3-D printers can’t actually make new skin; at least not yet. But creative innovators at Miami University are using 3-D printers to train health care workers to prevent one of the most serious health hazards in long-term care facilities — pressure sores.
Thanks to strategic investments from the Ohio Department of Higher Education and creative university collaborators in southwest Ohio, the future of wound care will be changed forever, much to the relief of long-term care patients and their families.
Over the past six months, $5 million in Regionally Aligned Priorities in Delivering Skills (RAPIDS) grants have been awarded across Ohio; the $1 million shared by Miami University, the University of Cincinnati and Cincinnati State Technical and Community College is being put to use in the medical and modern manufacturing fields.
“The goal is to get regional universities to look for high-end equipment and infrastructure to align with workforce needs in the region,” said James Oris, Miami’s associate provost for research. “3-D printing is where we’re headed in terms of cost-efficient and modern manufacturing.”
Bioengineers at Miami will use the 3-D printers to develop simulators used to train workers in nursing homes to monitor the condition of patients’ skin. This will allow for quick recognition of suspicious areas before pressure sores actually form, critical in the prevention and treatment of the problem. So-called bed sores often are preventable, but remain a serious and costly medical problem in nursing homes. The annual cost of treatment exceeds $3 billion, so the value of prevention is clear.
Jessica Sparks, associate professor of chemical, paper and biomedical engineering at Miami University, said the technology is used to scan areas of the body prone to developing problems and to reproduce tell-tale images from the skin of people from different ethnicity so workers can learn to recognize the signs for earlier intervention.
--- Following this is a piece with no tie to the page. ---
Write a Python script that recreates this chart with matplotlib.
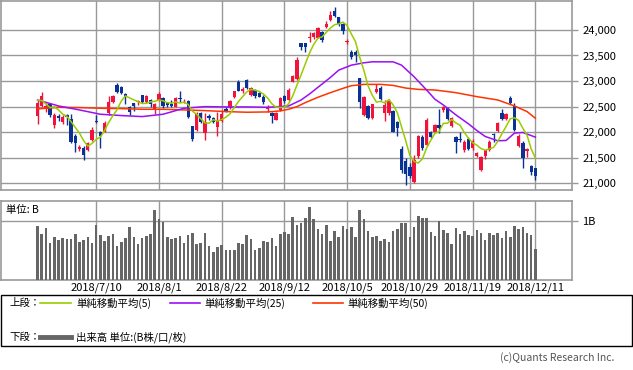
# Nikkei 225 daily candles with moving averages and volume

import numpy as np
import pandas as pd
import matplotlib
matplotlib.use("Agg")
import matplotlib.pyplot as plt
from matplotlib.lines import Line2D
from matplotlib.patches import Rectangle

plt.rcParams["font.family"] = ["Noto Sans CJK JP", "DejaVu Sans"]

# -------------------------------
# Data
# -------------------------------
opens = [22325, 22513, 22448, 22552, 22143, 22325, 22195, 22335, 22250, 21920,
         21676, 21690, 21643, 21838, 22221, 22000, 22013, 22370, 22584, 22922,
         22889, 22740, 22500, 22565, 22590, 22718, 22597, 22630, 22435, 22630,
         22675, 22565, 22560, 22500, 22660, 22570, 22610, 22120, 22046, 22370,
         21981, 22315, 22280, 22110, 22220, 22450, 22470, 22680, 22990, 22810,
         23020, 22727, 22825, 22760, 22695, 22460, 22370, 22240, 22435, 22708,
         22630, 22987, 23039, 23735, 23735, 23840, 23870, 23850, 23955, 24055,
         24200, 24370, 24245, 24110, 23770, 23560, 23570, 23050, 22330, 22515,
         22285, 22790, 22860, 22370, 22370, 22415, 22190, 21675, 21445, 21310,
         21020, 21525, 21915, 21750, 22000, 22000, 22150, 22440, 22470, 22120,
         21900, 21860, 21656, 21870, 21690, 21540, 21267, 21540, 21645, 21970,
         22020, 22380, 22255, 22660, 22520, 21720, 21790, 21640, 21330, 21290]
highs = [22630, 22785, 22565, 22578, 22383, 22357, 22330, 22355, 22350, 21960,
         21740, 21720, 21815, 22110, 22338, 22030, 22210, 22700, 22735, 22954,
         22910, 22770, 22513, 22580, 22630, 22730, 22730, 22645, 22565, 22785,
         22695, 22600, 22630, 22680, 22805, 22650, 22630, 22130, 22395, 22390,
         22370, 22350, 22300, 22390, 22430, 22490, 22630, 22815, 23020, 22890,
         23040, 22880, 22840, 22790, 22730, 22540, 22390, 22400, 22680, 22730,
         22870, 23120, 23480, 23745, 23745, 23950, 23960, 24050, 23975, 24175,
         24370, 24450, 24260, 24130, 23820, 23600, 23600, 23050, 22710, 22530,
         22555, 22950, 22910, 22630, 22640, 22430, 22210, 21720, 21500, 21390,
         21560, 21940, 21950, 22270, 22015, 22160, 22450, 22515, 22500, 22300,
         21920, 22000, 21850, 21900, 21860, 21610, 21540, 21660, 21840, 21990,
         22200, 22460, 22370, 22700, 22565, 21960, 21820, 21690, 21360, 21300]
lows = [22163, 22487, 22403, 22305, 22085, 22215, 22160, 22135, 21780, 21620,
        21630, 21460, 21625, 21820, 22175, 21700, 21995, 22335, 22565, 22770,
        22745, 22545, 22340, 22420, 22535, 22565, 22580, 22490, 22350, 22610,
        22470, 22485, 22487, 22487, 22600, 22565, 22270, 21830, 22030, 22180,
        21851, 22240, 22175, 21930, 22200, 22390, 22455, 22660, 22800, 22760,
        22840, 22710, 22665, 22680, 22550, 22400, 22170, 22230, 22415, 22565,
        22615, 22975, 23020, 23600, 23570, 23770, 23820, 23835, 23760, 24040,
        24180, 24250, 24080, 23930, 23720, 23430, 23370, 22470, 22310, 22250,
        22260, 22760, 22630, 22210, 22340, 22000, 21920, 21210, 20970, 21110,
        21010, 21490, 21660, 21720, 21880, 21985, 21980, 22400, 22240, 22100,
        21590, 21800, 21620, 21660, 21660, 21510, 21240, 21470, 21625, 21800,
        22010, 22240, 22240, 22560, 22020, 21710, 21300, 21510, 21170, 21060]
closes = [22578, 22701, 22516, 22338, 22342, 22272, 22295, 22304, 21812, 21785,
          21717, 21547, 21788, 22052, 22197, 21932, 22188, 22597, 22698, 22794,
          22765, 22697, 22397, 22510, 22614, 22587, 22713, 22545, 22554, 22747,
          22513, 22525, 22507, 22663, 22644, 22598, 22298, 21857, 22356, 22204,
          22192, 22270, 22199, 22220, 22363, 22411, 22602, 22800, 22813, 22848,
          22870, 22865, 22707, 22697, 22581, 22488, 22307, 22373, 22665, 22605,
          22821, 23095, 23421, 23673, 23675, 23870, 23940, 24034, 23797, 24120,
          24290, 24271, 24110, 23976, 23784, 23469, 23506, 22591, 22695, 22271,
          22549, 22841, 22658, 22532, 22615, 22011, 22091, 21269, 21185, 21150,
          21457, 21920, 21688, 22244, 21899, 22148, 22086, 22487, 22250, 22270,
          21811, 21846, 21804, 21680, 21821, 21583, 21508, 21647, 21812, 21952,
          22177, 22263, 22351, 22575, 22036, 21919, 21502, 21679, 21220, 21148]

# closes before the first visible bar (only used to start the 5-day average)
pre_closes = [22738, 22851, 22680, 22278]

# volume in billions of shares
volume = [0.915, 0.784, 0.886, 0.631, 0.733, 0.682, 0.710, 0.699, 0.699, 0.784,
          0.653, 0.682, 0.733, 0.631, 0.938, 0.767, 0.665, 0.750, 0.784, 0.580,
          0.648, 0.716, 0.903, 0.733, 0.614, 0.716, 0.750, 0.784, 1.193, 1.040,
          0.977, 0.733, 0.699, 0.716, 0.750, 0.631, 0.767, 0.801, 0.614, 0.631,
          0.801, 0.580, 0.477, 0.563, 0.597, 0.511, 0.511, 0.511, 0.631, 0.614,
          0.767, 0.699, 0.511, 0.545, 0.665, 0.648, 0.716, 0.580, 0.784, 0.818,
          0.784, 1.074, 0.938, 0.972, 1.057, 1.244, 1.040, 0.869, 0.784, 0.938,
          0.665, 0.835, 0.733, 0.920, 0.869, 0.903, 0.733, 1.193, 1.040, 0.835,
          0.733, 0.750, 0.665, 0.699, 0.648, 0.835, 0.869, 0.972, 0.972, 0.733,
          0.903, 1.091, 1.057, 1.057, 0.818, 0.750, 1.006, 0.852, 0.801, 0.614,
          0.886, 0.784, 0.835, 0.767, 0.750, 0.852, 0.801, 0.682, 0.801, 0.767,
          0.801, 0.716, 0.835, 0.733, 0.920, 0.869, 0.903, 0.801, 0.767, 0.528]

# 25 / 50 day averages read at selected bars
ma25_idx = [0, 5, 10, 15, 20, 25, 30, 35, 40, 45, 50, 55, 60, 63, 65, 68, 70, 72,
            75, 78, 80, 85, 87, 90, 93, 95, 97, 100, 103, 105, 107, 110, 112, 114,
            116, 119]
ma25_val = [22630, 22513, 22435, 22351, 22325, 22305, 22351, 22468, 22500, 22494,
            22494, 22487, 22513, 22630, 22747, 22941, 23071, 23214, 23311, 23357,
            23376, 23376, 23311, 23084, 22825, 22643, 22532, 22338, 22163, 22033,
            21916, 21832, 21838, 21981, 21994, 21903]
ma50_idx = [0, 5, 10, 15, 20, 25, 30, 35, 40, 45, 50, 55, 58, 60, 62, 64, 67, 70,
            73, 75, 78, 82, 85, 88, 91, 95, 100, 105, 110, 114, 117, 119]
ma50_val = [22455, 22487, 22481, 22468, 22461, 22448, 22448, 22435, 22422, 22403,
            22390, 22396, 22416, 22448, 22500, 22578, 22682, 22773, 22857, 22909,
            22935, 22935, 22915, 22863, 22837, 22825, 22773, 22695, 22630, 22513,
            22403, 22273]

tick_idx = [14, 29, 44, 59, 74, 89, 104, 119]
tick_labels = ["2018/7/10", "2018/8/1", "2018/8/22", "2018/9/12",
               "2018/10/5", "2018/10/29", "2018/11/19", "2018/12/11"]
price_ticks = [21000, 21500, 22000, 22500, 23000, 23500, 24000]

# -------------------------------
# Theme
# -------------------------------
UP_COLOR = "#f0143c"
DOWN_COLOR = "#0a3296"
MA5_COLOR = "#99cc00"
MA25_COLOR = "#9910f5"
MA50_COLOR = "#ff3300"
VOL_COLOR = "#666666"
GRID_COLOR = "#999999"

o = np.array(opens, dtype=float)
h = np.array(highs, dtype=float)
l = np.array(lows, dtype=float)
c = np.array(closes, dtype=float)
x = np.arange(len(c))

ma5 = pd.Series(pre_closes + closes, dtype=float).rolling(5).mean()
ma5 = ma5.iloc[len(pre_closes):].to_numpy()

fig = plt.figure(figsize=(6.33, 3.70), dpi=100)
ax = fig.add_axes([0.0016, 0.4865, 0.9020, 0.5115])
axv = fig.add_axes([0.0016, 0.2432, 0.9020, 0.2135])

XMIN, XMAX = -8.75, 127.75

# -------------------------------
# Price panel
# -------------------------------
cols = np.where(c >= o, UP_COLOR, DOWN_COLOR)
ax.vlines(x, l, h, colors=cols, linewidth=1, zorder=3)
ax.bar(x, np.maximum(np.abs(c - o), 14), bottom=np.minimum(o, c),
       width=0.8, color=cols, linewidth=0, zorder=4)

ax.plot(ma50_idx, ma50_val, color=MA50_COLOR, linewidth=1.1, zorder=5)
ax.plot(ma25_idx, ma25_val, color=MA25_COLOR, linewidth=1.1, zorder=5)
ax.plot(x, ma5, color=MA5_COLOR, linewidth=1.1, zorder=6)

ax.set_xlim(XMIN, XMAX)
ax.set_ylim(20869, 24571)
ax.set_xticks(tick_idx)
ax.set_xticklabels([])
ax.set_yticks(price_ticks)
ax.set_yticklabels([f"{v:,}" for v in price_ticks])
ax.yaxis.tick_right()
ax.tick_params(axis="x", length=0)
ax.tick_params(axis="y", length=4.5, width=1, color=GRID_COLOR, pad=3,
               labelsize=8)
ax.grid(True, color=GRID_COLOR, linewidth=1, zorder=0)
ax.set_axisbelow(True)
for s in ax.spines.values():
    s.set_color(GRID_COLOR)
    s.set_linewidth(1.2)

# -------------------------------
# Volume panel
# -------------------------------
axv.bar(x, volume, width=0.62, color=VOL_COLOR, linewidth=0, zorder=3)
axv.set_xlim(XMIN, XMAX)
axv.set_ylim(0, 1.34)
axv.set_xticks(tick_idx)
axv.set_xticklabels(tick_labels)
axv.set_yticks([1.0])
axv.set_yticklabels(["1B"])
axv.yaxis.tick_right()
axv.tick_params(axis="x", length=0, pad=2, labelsize=8)
axv.tick_params(axis="y", length=4.5, width=1, color=GRID_COLOR, pad=3,
                labelsize=8)
axv.grid(True, color=GRID_COLOR, linewidth=1, zorder=0)
axv.set_axisbelow(True)
for s in axv.spines.values():
    s.set_color(GRID_COLOR)
    s.set_linewidth(1.2)
axv.text(0.008, 0.89, "単位: B", transform=axv.transAxes, fontsize=7.5,
         va="center", ha="left")

# -------------------------------
# Legend box
# -------------------------------
W, H = 633.0, 370.0


def fx(px):
    return px / W


def fy(py):
    return 1 - py / H


fig.patches.append(Rectangle((fx(0.5), fy(346)), fx(631.5), (346 - 295) / H,
                             transform=fig.transFigure, fill=False,
                             edgecolor="black", linewidth=1))

row1, row2 = 303, 337
fig.text(fx(9), fy(row1), "上段：", fontsize=7.5, va="center")
fig.lines.append(Line2D([fx(40), fx(71)], [fy(row1)] * 2, color=MA5_COLOR,
                        linewidth=1.2, transform=fig.transFigure))
fig.text(fx(76), fy(row1), "単純移動平均(5)", fontsize=7.5, va="center")
fig.lines.append(Line2D([fx(170), fx(200)], [fy(row1)] * 2, color=MA25_COLOR,
                        linewidth=1.2, transform=fig.transFigure))
fig.text(fx(204), fy(row1), "単純移動平均(25)", fontsize=7.5, va="center")
fig.lines.append(Line2D([fx(313), fx(343)], [fy(row1)] * 2, color=MA50_COLOR,
                        linewidth=1.2, transform=fig.transFigure))
fig.text(fx(347), fy(row1), "単純移動平均(50)", fontsize=7.5, va="center")

fig.text(fx(9), fy(row2), "下段：", fontsize=7.5, va="center")
fig.lines.append(Line2D([fx(40), fx(71)], [fy(row2)] * 2, color=VOL_COLOR,
                        linewidth=3.5, transform=fig.transFigure))
fig.text(fx(76), fy(row2), "出来高 単位:(B株/口/枚)", fontsize=7.5, va="center")

fig.text(fx(614), fy(358), "(c)Quants Research Inc.", fontsize=7.5,
         va="center", ha="right", color="#555555")

fig.savefig("out.png", dpi=100)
The simulators will be developed for commercial use, and will have implications for workforce development and training. Sparks said numerous long-term care facilities are interested in training their staffs once the training curriculum is available.
RAPIDS grants reflect the strengths of individual institutions and the business needs of their home communities. Cincinnati State will use RAPIDS grant money to expand workforce training in modern manufacturing, and the University of Cincinnati will build on its involvement in aerospace engineering.
Meanwhile, in northwest Ohio, a $1 million RAPIDS grant will be used to provide mobile training units for the Advanced Manufacturing Training Center operated by the University of Toledo, Terra State Community College and Northwest State Community College, expanding the reach of the University of Toledo’s Scott Park Campus for workforce training in the region.
Northeastern and central Ohio grants are being used to place telemedicine training units in classrooms, labs and training settings across the regions for students as well as incumbent healthcare workers. The southeast Ohio award is to be used for worker training in the energy industry through a collaborative formed by Washington State Community College, Zane State Community College, Belmont College and Eastern Gateway Community College.